Justement, dans la salle suivante est évoquée « la comédie ». Sur un mur est disposée la toile de fond d’un décor de Zémir et Azor, un opéra-ballet d’André Grétry (1771). La petite dimension de cette toile donne une idée de la taille du lieu où était joué ce spectacle. Au mur sont accrochés de nombreux portraits d’auteurs (Molière, Racine, Voltaire, Beaumarchais, Grétry, Marmontel …), de comédiens (Raymond Poisson, Préville, Baron, …) et de princesses qui aimaient jouer la comédie. Dans les vitrines sont présentés de rares documents relatifs à des plans de scènes pour des spectacles, des partitions, des livrets d’opéra, etc.
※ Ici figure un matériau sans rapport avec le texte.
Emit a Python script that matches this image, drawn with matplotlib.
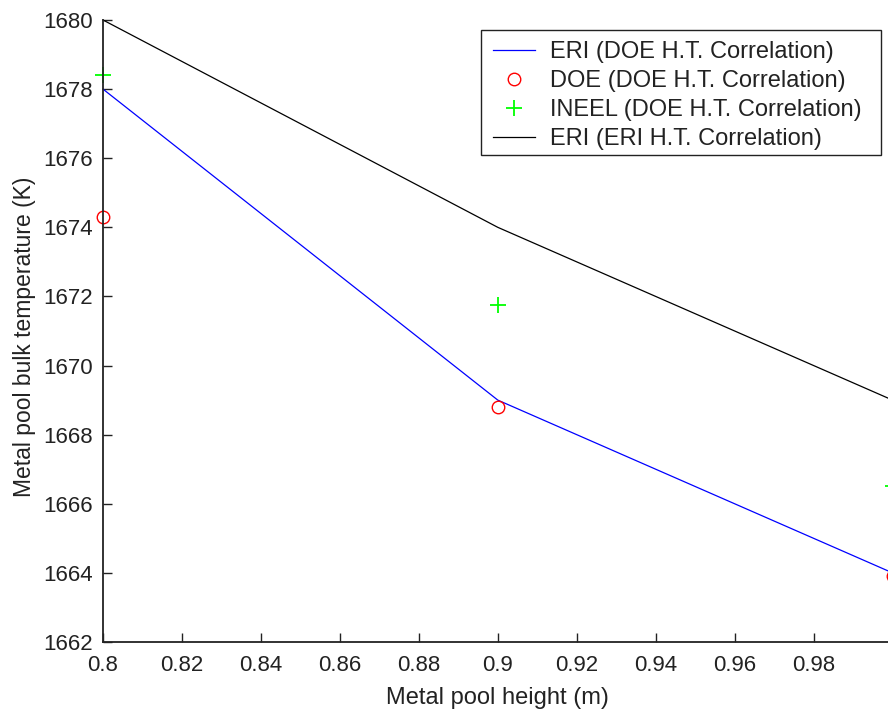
import matplotlib
matplotlib.use("Agg")
import matplotlib.pyplot as plt
from matplotlib.patches import Rectangle

plt.rcParams['font.family'] = ['Liberation Sans', 'DejaVu Sans']

# Metal pool height (m)
heights = [0.8, 0.9, 1.0]

# Bulk temperature (K) for each model
eri_doe = [1678.0, 1669.0, 1664.0]
doe_doe = [1674.3, 1668.8, 1663.9]
ineel_doe = [1678.4, 1671.75, 1666.5]
eri_eri = [1680.0, 1674.0, 1669.0]

series_labels = [
    "ERI (DOE H.T. Correlation)",
    "DOE (DOE H.T. Correlation)",
    "INEEL (DOE H.T. Correlation)",
    "ERI (ERI H.T. Correlation)",
]

x_ticks = [0.8, 0.82, 0.84, 0.86, 0.88, 0.9, 0.92, 0.94, 0.96, 0.98]
x_tick_labels = ["0.8", "0.82", "0.84", "0.86", "0.88", "0.9", "0.92", "0.94", "0.96", "0.98"]
y_ticks = list(range(1662, 1681, 2))

ink = '#222222'

fig = plt.figure(figsize=(8.88, 7.12), dpi=100)
ax = fig.add_axes([103 / 888, 70 / 712, 789.6 / 888, 622 / 712])

ax.plot(heights, eri_doe, color=(0, 0, 1), lw=0.9, label=series_labels[0], clip_on=False)
ax.plot(heights, doe_doe, linestyle='none', marker='o', markersize=9,
        markerfacecolor='none', markeredgecolor=(1, 0, 0), markeredgewidth=1.0,
        label=series_labels[1], clip_on=False)
ax.plot(heights, ineel_doe, linestyle='none', marker='+', markersize=11,
        markeredgecolor=(0, 1, 0), markeredgewidth=1.3,
        label=series_labels[2], clip_on=False)
ax.plot(heights, eri_eri, color='black', lw=0.9, label=series_labels[3], clip_on=False)

ax.set_xlim(0.8, 1.0)
ax.set_ylim(1662, 1680)
ax.set_xticks(x_ticks)
ax.set_xticklabels(x_tick_labels)
ax.set_yticks(y_ticks)
ax.set_yticklabels([str(v) for v in y_ticks])

for side in ('top', 'right'):
    ax.spines[side].set_visible(False)
for side in ('left', 'bottom'):
    ax.spines[side].set_linewidth(1.3)
    ax.spines[side].set_color(ink)

ax.tick_params(direction='in', length=6.5, width=1.0, labelsize=16, colors=ink)
ax.tick_params(axis='x', pad=9.5)
ax.tick_params(axis='y', pad=7)

ax.set_xlabel("Metal pool height (m)", fontsize=17, color=ink, labelpad=8)
ax.set_ylabel("Metal pool bulk temperature (K)", fontsize=16.5, color=ink)
ax.yaxis.set_label_coords(-0.085, 0.49)

# legend box drawn separately so it can carry the wide right margin
ax.add_patch(Rectangle((0.4787, 0.783), 0.9853 - 0.4787, 0.984 - 0.783,
                       transform=ax.transAxes, facecolor='white', edgecolor=ink,
                       linewidth=1.0, zorder=4, clip_on=False))
leg = ax.legend(loc='upper left', bbox_to_anchor=(0.4939, 0.966), borderaxespad=0,
                fontsize=17, frameon=False, handlelength=1.78, handletextpad=0.64,
                labelspacing=0.3, borderpad=0)
leg.set_zorder(5)
for t in leg.get_texts():
    t.set_color(ink)

fig.savefig("out.png", dpi=100)
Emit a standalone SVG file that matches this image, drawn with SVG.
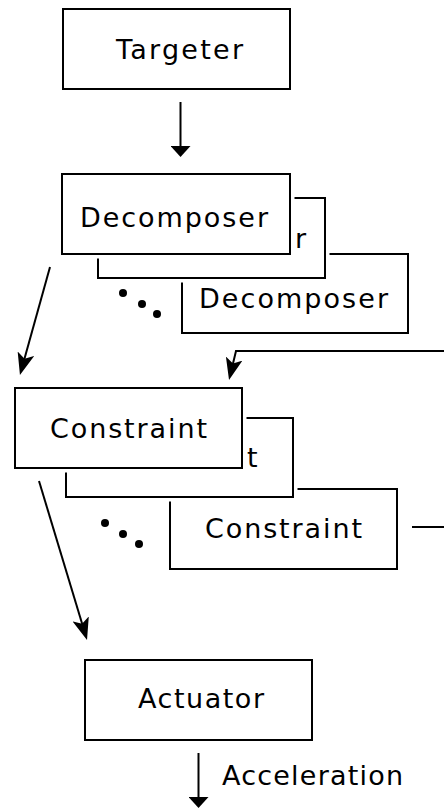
<svg xmlns="http://www.w3.org/2000/svg" width="444" height="809" viewBox="0 0 444 809">
  <style>
    .box{fill:#fff;stroke:#000;stroke-width:2}
    .halo{fill:#fff;stroke:#fff;stroke-width:9}
    .lbl{font-family:"DejaVu Sans",Verdana,sans-serif;font-size:27px;fill:#000}
    .wire{fill:none;stroke:#000;stroke-width:2}
    .dot{fill:#000}
  </style>
  <defs>
    <!-- short, wide head for straight vertical arrows -->
    <marker id="head-flat" viewBox="0 0 11 20" refX="6" refY="10" markerWidth="11" markerHeight="20" orient="auto" markerUnits="userSpaceOnUse">
      <path d="M0,0 L11,10 L0,20 z" fill="#000"/>
    </marker>
    <!-- long, notched head for slanted arrows -->
    <marker id="head-long" viewBox="0 0 22 17" refX="14" refY="8.5" markerWidth="22" markerHeight="17" orient="auto" markerUnits="userSpaceOnUse">
      <path d="M0,0 L22,8.5 L0,17 L5,8.5 z" fill="#000"/>
    </marker>
  </defs>

  <rect width="444" height="809" fill="#fff"/>

  <g id="targeter">
    <rect class="box" x="63" y="9" width="227" height="80"/>
    <text class="lbl" x="116" y="59" textLength="127" lengthAdjust="spacing">Targeter</text>
  </g>

  <!-- stack of decomposers, back to front -->
  <g id="decomposer-3">
    <rect class="box" x="182" y="254" width="226" height="79"/>
    <text class="lbl" x="199" y="308" textLength="189" lengthAdjust="spacing">Decomposer</text>
  </g>
  <g id="decomposer-2">
    <rect class="halo" x="98" y="198" width="227" height="80"/>
    <rect class="box" x="98" y="198" width="227" height="80"/>
    <text class="lbl" x="295" y="248">r</text>
  </g>
  <g id="decomposer-1">
    <rect class="halo" x="62" y="174" width="228" height="80"/>
    <rect class="box" x="62" y="174" width="228" height="80"/>
    <text class="lbl" x="80" y="227" textLength="188" lengthAdjust="spacing">Decomposer</text>
  </g>
  <g id="decomposer-more">
    <circle class="dot" cx="123" cy="293" r="4"/>
    <circle class="dot" cx="142" cy="304" r="4"/>
    <circle class="dot" cx="157" cy="314" r="4"/>
  </g>

  <!-- stack of constraints, back to front -->
  <g id="constraint-3">
    <rect class="box" x="170" y="489" width="227" height="80"/>
    <text class="lbl" x="205" y="538" textLength="157" lengthAdjust="spacing">Constraint</text>
  </g>
  <g id="constraint-2">
    <rect class="halo" x="66" y="418" width="227" height="79"/>
    <rect class="box" x="66" y="418" width="227" height="79"/>
    <text class="lbl" x="247" y="467">t</text>
  </g>
  <g id="constraint-1">
    <rect class="halo" x="15" y="388" width="227" height="80"/>
    <rect class="box" x="15" y="388" width="227" height="80"/>
    <text class="lbl" x="50" y="438" textLength="157" lengthAdjust="spacing">Constraint</text>
  </g>
  <g id="constraint-more">
    <circle class="dot" cx="105" cy="523" r="4"/>
    <circle class="dot" cx="123" cy="534" r="4"/>
    <circle class="dot" cx="139" cy="544" r="4"/>
  </g>

  <g id="actuator">
    <rect class="box" x="85" y="660" width="227" height="80"/>
    <text class="lbl" x="138" y="708" textLength="126" lengthAdjust="spacing">Actuator</text>
  </g>

  <g id="connectors">
    <path class="wire" d="M180.5,102 V152" marker-end="url(#head-flat)"/>
    <path class="wire" d="M50,267 L22.1,367.3" marker-end="url(#head-long)"/>
    <path class="wire" d="M444,351 H236 L230.9,372.2" marker-end="url(#head-long)"/>
    <path class="wire" d="M39,481 L84.7,632.3" marker-end="url(#head-long)"/>
    <path class="wire" d="M412,527 H444"/>
    <path class="wire" d="M198.5,753 V803" marker-end="url(#head-flat)"/>
    <text class="lbl" x="222" y="785" textLength="181" lengthAdjust="spacing">Acceleration</text>
  </g>
</svg>
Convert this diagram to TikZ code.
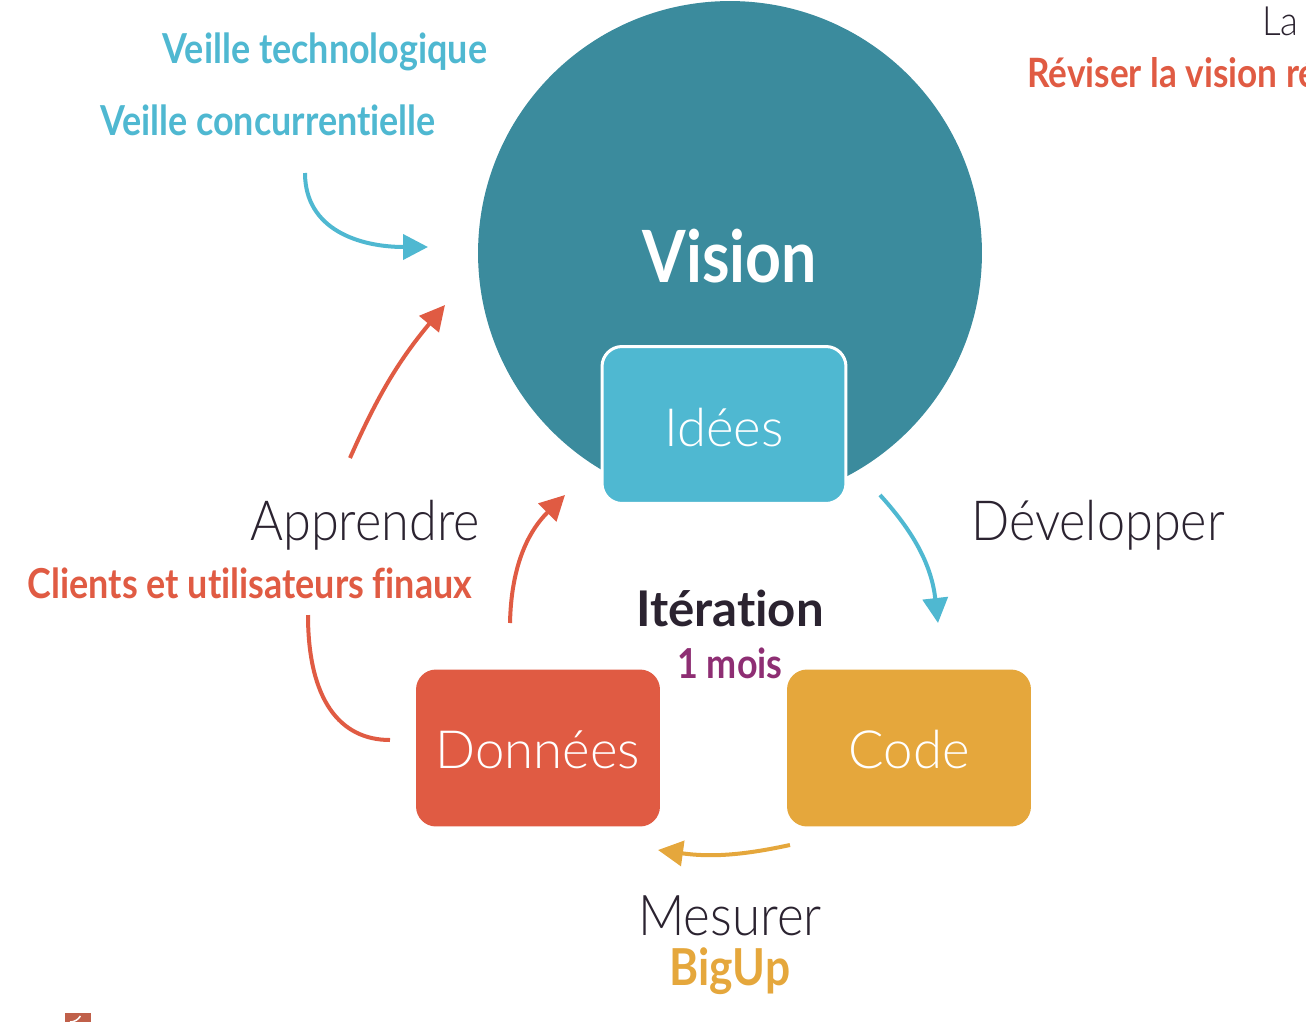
\documentclass[tikz,border=0pt]{standalone}
\usepackage{fontspec}
\setmainfont{Lato}[FakeStretch=0.87,Ligatures=NoCommon]
\newfontfamily\thinfont{Lato Light}[FakeStretch=0.91]
\newfontfamily\boxfont{Lato Light}
\newfontfamily\wideboldfont{Lato}[Ligatures=NoCommon]
\usetikzlibrary{arrows.meta,positioning}
\definecolor{Teal}{HTML}{3B8B9D}
\definecolor{Sky}{HTML}{4FB8D1}
\definecolor{Tomato}{HTML}{E05B43}
\definecolor{Mustard}{HTML}{E5A73C}
\definecolor{Ink}{HTML}{2B2330}
\definecolor{Plum}{HTML}{8E2E73}
\definecolor{Brick}{HTML}{C0604A}
\tikzset{
  thin/.style={font=\thinfont\fontsize{#1}{#1}\selectfont,text=Ink,anchor=base,inner sep=0},
  boxlabel/.style={font=\boxfont\fontsize{30}{30}\selectfont,text=white,anchor=base,inner sep=0},
  heavy/.style={font=\bfseries\fontsize{#1}{#1}\selectfont,anchor=base,inner sep=0},
  tile/.style={rounded corners=0.4cm,minimum width=4.88cm,minimum height=3.14cm,inner sep=0},
  flow/.style={line width=0.08cm,->}
}
\begin{document}
\begin{tikzpicture}[x=0.02cm,y=-0.02cm,>={Triangle[length=0.5cm,width=0.5cm]}]
  \useasboundingbox (0,0) rectangle (1306,1022);
  % vision circle and boxes
  \node[circle,fill=Teal,minimum size=10.08cm,inner sep=0] (vision) at (730,253) {};
  \node[heavy=41,text=white] (vlabel) at (730,282) {Vision};
  \node[tile,fill=Sky,draw=white,line width=0.06cm] (idees) at (724,425) {};
  \node[boxlabel] at (724,446) {Idées};
  \node[tile,fill=Tomato] (donnees) at (538,748) {};
  \node[boxlabel] at (538,768) {Données};
  \node[tile,fill=Mustard] (code) at (909,748) {};
  \node[boxlabel] at (909,768) {Code};
  % centre
  \node[anchor=base,inner sep=0,text=Ink,font=\wideboldfont\bfseries\fontsize{28}{28}\selectfont] (iter) at (730,626) {Itération};
  \node[heavy=23.5,text=Plum] (mois) at (730,678) {1 mois};
  % labels
  \node[thin=31.5] (apprendre) at (365,540) {Apprendre};
  \node[heavy=23.5,text=Tomato] (clients) at (250,598) {Clients et utilisateurs finaux};
  \node[thin=31.5] (dev) at (1098,540) {Développer};
  \node[thin=32] (mesurer) at (730,935) {Mesurer};
  \node[heavy=29,text=Mustard] (bigup) at (730,985) {BigUp};
  \node[heavy=23.5,text=Sky] (techno) at (325,63) {Veille technologique};
  \node[heavy=23.5,text=Sky] (concur) at (268,135) {Veille concurrentielle};
  \node[thin=23,anchor=base west] (la) at (1262,35) {La};
  \node[heavy=23,text=Tomato,anchor=base west] (reviser) at (1027,87) {Réviser la vision régulièrement};
  % arrows
  \coordinate (c1) at (305,173);  \coordinate (c2) at (428,247);
  \coordinate (r1) at (350,458);  \coordinate (r2) at (445,305);
  \coordinate (r3) at (510,623);  \coordinate (r4) at (565,495);
  \coordinate (r5) at (308,615);  \coordinate (r6) at (390,740);
  \coordinate (d1) at (880,495);  \coordinate (d2) at (938,623);
  \coordinate (m1) at (790,845);  \coordinate (m2) at (658,850);
  \draw[flow,Sky] (c1) .. controls (305,230) and (360,247) .. (c2);
  \draw[flow,Tomato] (r1) to[bend left=8] (r2);
  \draw[flow,Tomato] (r3) to[bend left=22] (r4);
  \draw[line width=0.08cm,Tomato] (r5) .. controls (308,700) and (340,740) .. (r6);
  \draw[flow,Sky] (d1) to[bend left=18] (d2);
  \draw[flow,Mustard] (m1) to[bend left=10] (m2);
  % corner mark
  \fill[Brick] (65,1013) rectangle (91,1022);
  \draw[white,line width=0.03cm] (70,1022) arc[start angle=90,end angle=30,radius=12];
\end{tikzpicture}
\end{document}
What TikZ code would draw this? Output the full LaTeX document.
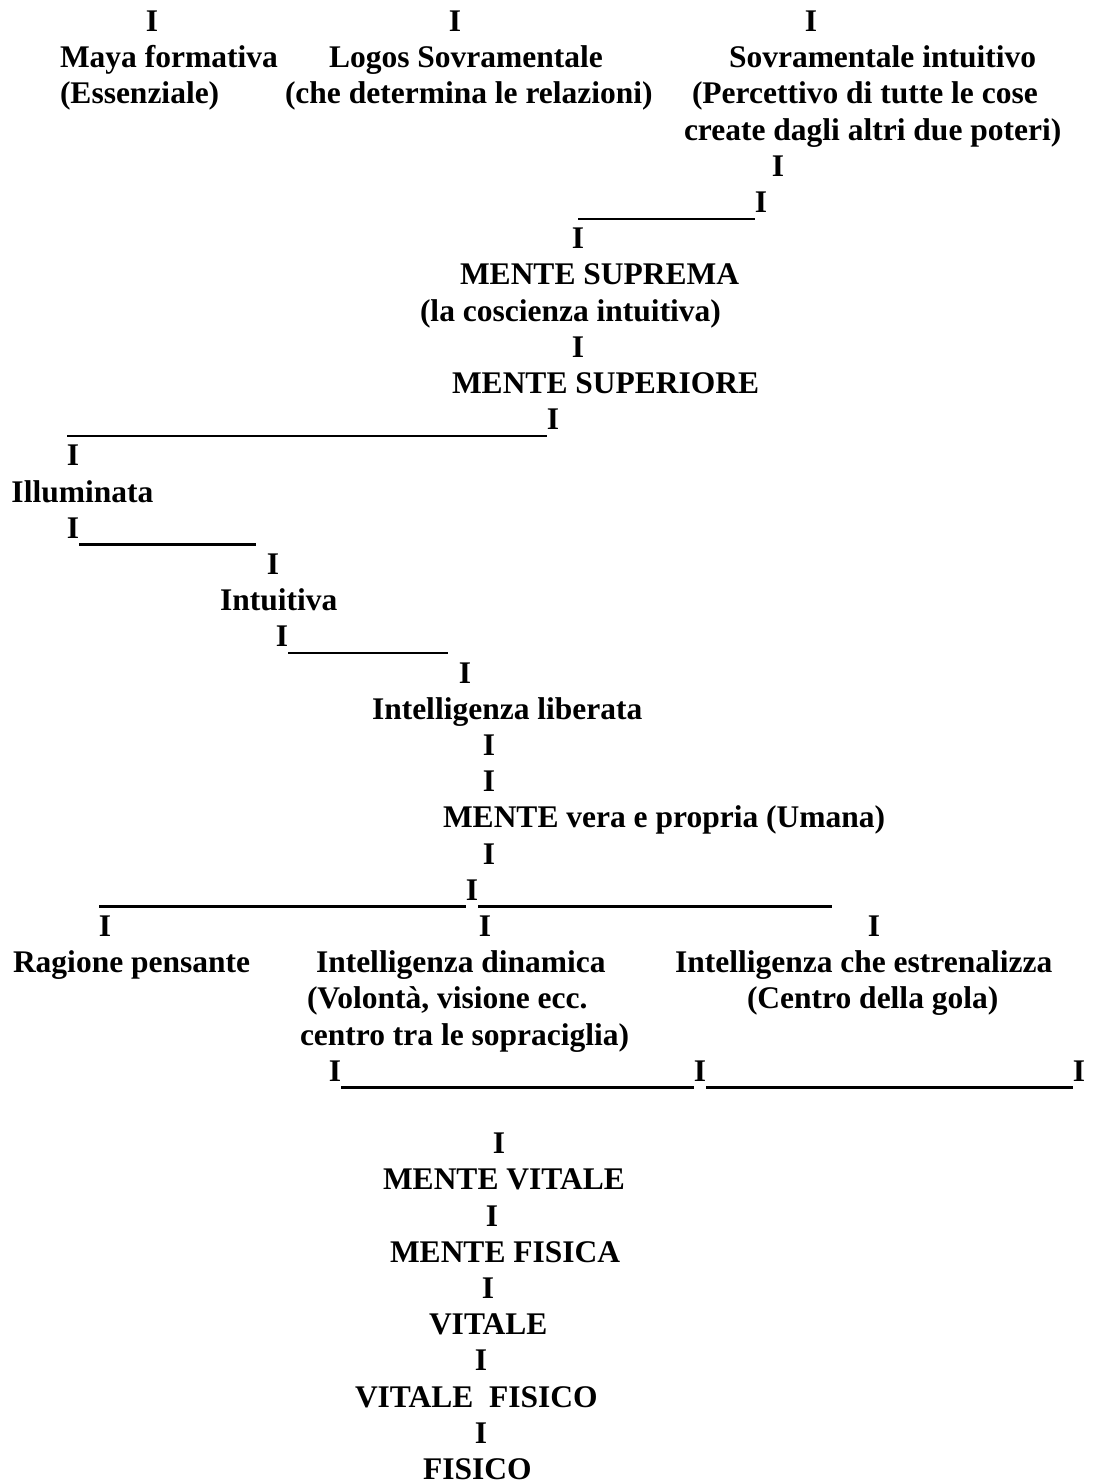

Si les pièces de théâtre comportaient souvent des parties chantées, la musique en tant que telle était très appréciée et les dames de la cour jouaient souvent en virtuose de certains instruments, comme Madame Adélaïde avec le violon. Parmi les raretés, un clavecin de 1746, la superbe harpe de Marie-Antoinette (1774) et le recueil de deux sonates pour le clavecin dédiées à Madame Victoire, excellente claveciniste, par Mozart, alors âgé de sept ans !
Après cette salle dédiée « au concert », nous pénétrons dans un long couloir consacré à « la promenade ». Dans cette section sont évoquées les promenades à pied ou en calèche, les marches vers les bosquets enchanteurs du château, les parties de pêche au bord des bassins. On est émerveillé par la petite calèche du Dauphin, futur Louis XVII, par les maquettes de bateaux, la proue du canot de promenade de Marie-Antoinette (1777) qui naviguait sur le Grand Canal (alors que Louis XIV, qui avait fait construire cet ouvrage, détestait les bateaux !) et surtout un extravagant traineau en forme de léopard avec lequel le roi faisait de longues promenades dans le parc du château comme le rapporte un panneau. Avec les promenades sont décrits certains jeux de balles comme le jeu de paume ou le jeu du volant, très en vogue à la cour.
Très prisés également, les « jeux » de toutes sortes. Les gens de la cour gagnaient et perdaient des fortunes avec certains jeux dont nous avons perdu les règles précises (lansquenet, hombre). Dans une grande vitrine sont exposées une multitude de pièces de jeux : bourses, almanach des jeux, jetons de lansquenet, cartes à jouer, boîte à jeux de quadrille, boîte de jetons, jeu de la chouette et de la roue de la fortune, boîte de jeu de loto, etc. Parmi les tables de jeux, la table à jeux de trictrac, de dames, d’échecs et à écrire de Louis XVI (1780) est la plus intéressante.
Autre distraction de la cour, « le bal ». Là il faut y paraître richement paré et être très exercé pour ne pas se couvrir de ridicule. L’art de la danse s’apprend dès le plus jeune âge. Le bal est souvent l’apothéose d’une grande fête. L’exposition évoque le célèbre Bal des Ifs, bal paré donné à l’occasion du mariage du Dauphin avec l’Infante d’Espagne (1745), au cours duquel huit figures déguisées en ifs seraient venues faire des exercices au milieu de la galerie. On a dit que le roi était présent dans l’un d’entre eux.
La dernière salle est consacrée aux « effets du merveilleux ». Là, on assiste à la reconstitution sur un écran géant des illuminations du grand canal et des feux d’artifices de toutes les couleurs que l’on tirait à l’époque. Les commissaires ont également fait reproduire des machineries de théâtre, pour les scolaires, d’après eux, mais les autres visiteurs sont tout aussi intéressés et curieux de ces engins dont les principes de fonctionnement sont toujours d’actualité, la force des bras ou des chevaux étant simplement remplacée par des moteurs. Une exposition originale et très instructive avec une scénographie exceptionnelle. R.P. Château de Versailles 78. Jusqu’au 26 mars 2017. Lien : www.chateauversailles.fr.